Liberalization pill cures naira of undervaluation adversity
The month of April witnessed the introduction of two new FX windows—a special window for Small and Medium Scale Enterprises as well as one for Investors and Exporters. In the case of the former, each SME applicant could access $20,000 per quarter for eligible imports5 from the CBN to help reduce the quantum of dollar demand at the parallel market. Later in the month, 21st of April precisely, the apex bank created a window, named the Nigerian Autonomous Foreign Exchange Rate Fixing (NAFEX), for investors and exporters. In this window, FX rate was structured to be determined by market forces in order to help re-channel autonomous flows to the official FX market. . Though the CBN reserved the right to intervene from time to time, the primary source of supply to the FX window was expected to be from portfolio investors, exporters, deposit money banks and any other investor needing to convert foreign currency. On demand side, accessibility was restricted to eligible imports (all imports less the banned 41 items).
In the first week of operation, FX turnover at the IEW printed at $614 million (77% of average weekly FX turnover at the interbank market) as liberalization gained the attention of foreign investors. The closing rate in the market also ranged between N375/$ to N380/$.
It is our view that investors relied on the parallel market (which closed the month of April at N390/$) to price the nation’s currency at the FX window.
Figure 2: CBN dollar sales and Interbank FX turnover
Figure 3: Trend in REER estimated FX rate, BDC and Interbank
Improving fundamentals guide to stable near-term outlook
In framing our outlook for the NGN, we start by shaping our view on the country’s fundamental picture through Balance of Payment analysis. On the export leg, we expect higher crude offtake, stemming from the re-opening of Trans Forcados terminal, to moderate impact of declining crude oil prices. Hence, assuming mean crude price of $45/bbl and oil production of 2.0mbpd over H2 17, we project an 11.6% YoY increase in goods exports to $19.8 billion. On the other hand, we forecast a 14.1% YoY rise in imports to $19.3 billion over H2 17 as improved dollar liquidity spur demand for foreign non-oil goods. Overlaying the implied goods trade surplus of $0.5 billion with a $4.5 billion Service deficit (mean 4-year deficit: 4.1% of GDP), we estimate a balance of trade deficit of $4.0 billion. However, given a forecasted net current transfer of $9.3 billion, largely because of workers’ remittances, we expect the current account to print at a surplus of $5.3 billion. On the financial account, we expect a combination of high interest rate environment, improving economic picture and a flexible exchange rate system to sustain the demand for naira assets over the second half of the year. Overall, the positive balance of payment picture suggests little downside risk for the naira.

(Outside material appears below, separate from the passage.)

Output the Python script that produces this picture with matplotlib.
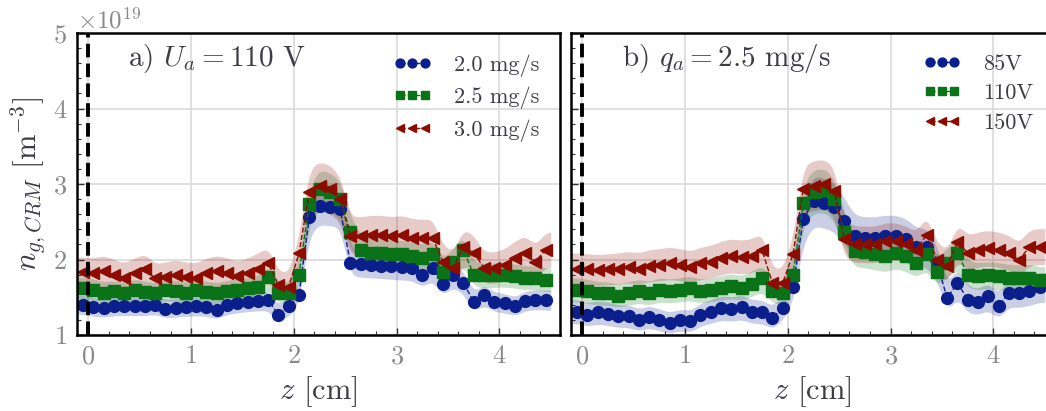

Figure 4: FX monthly turnover and Import
Having resolved the BoP considerations, we then look to evaluate the potential liquidity picture across the FX markets by running scenarios estimating CBN’s dollar sales per month. In our base case scenario, we expect a moderate decline in monthly dollar sales by the CBN to $2.0 billion (May 2017: $2.2 billion, H1 176 average: $1.3 billion) against the backdrop of reduced pent-up demand. In our view, the cutback should emanate from the special intervention forward contracts which contributed 38% of CBN’s monthly dollar sales in the first half of the year.
Against this backdrop, we are of the view that the apex bank has sufficient ammunition to maintain its current FX sales to the other currency windows. Added to this is our upbeat outlook on portfolio flows which should leave the IEW relatively greased with dollar supply. Though this scenario implies a $2.5 billion decline in FX reserves to $27.8 billion by year end, the steep drop in Nigeria’s imports suggest a comfortable import cover of over seven months vs. 6 months recommended by the IMF. Overall, we expect FX rates to hover at current levels at the various FX windows.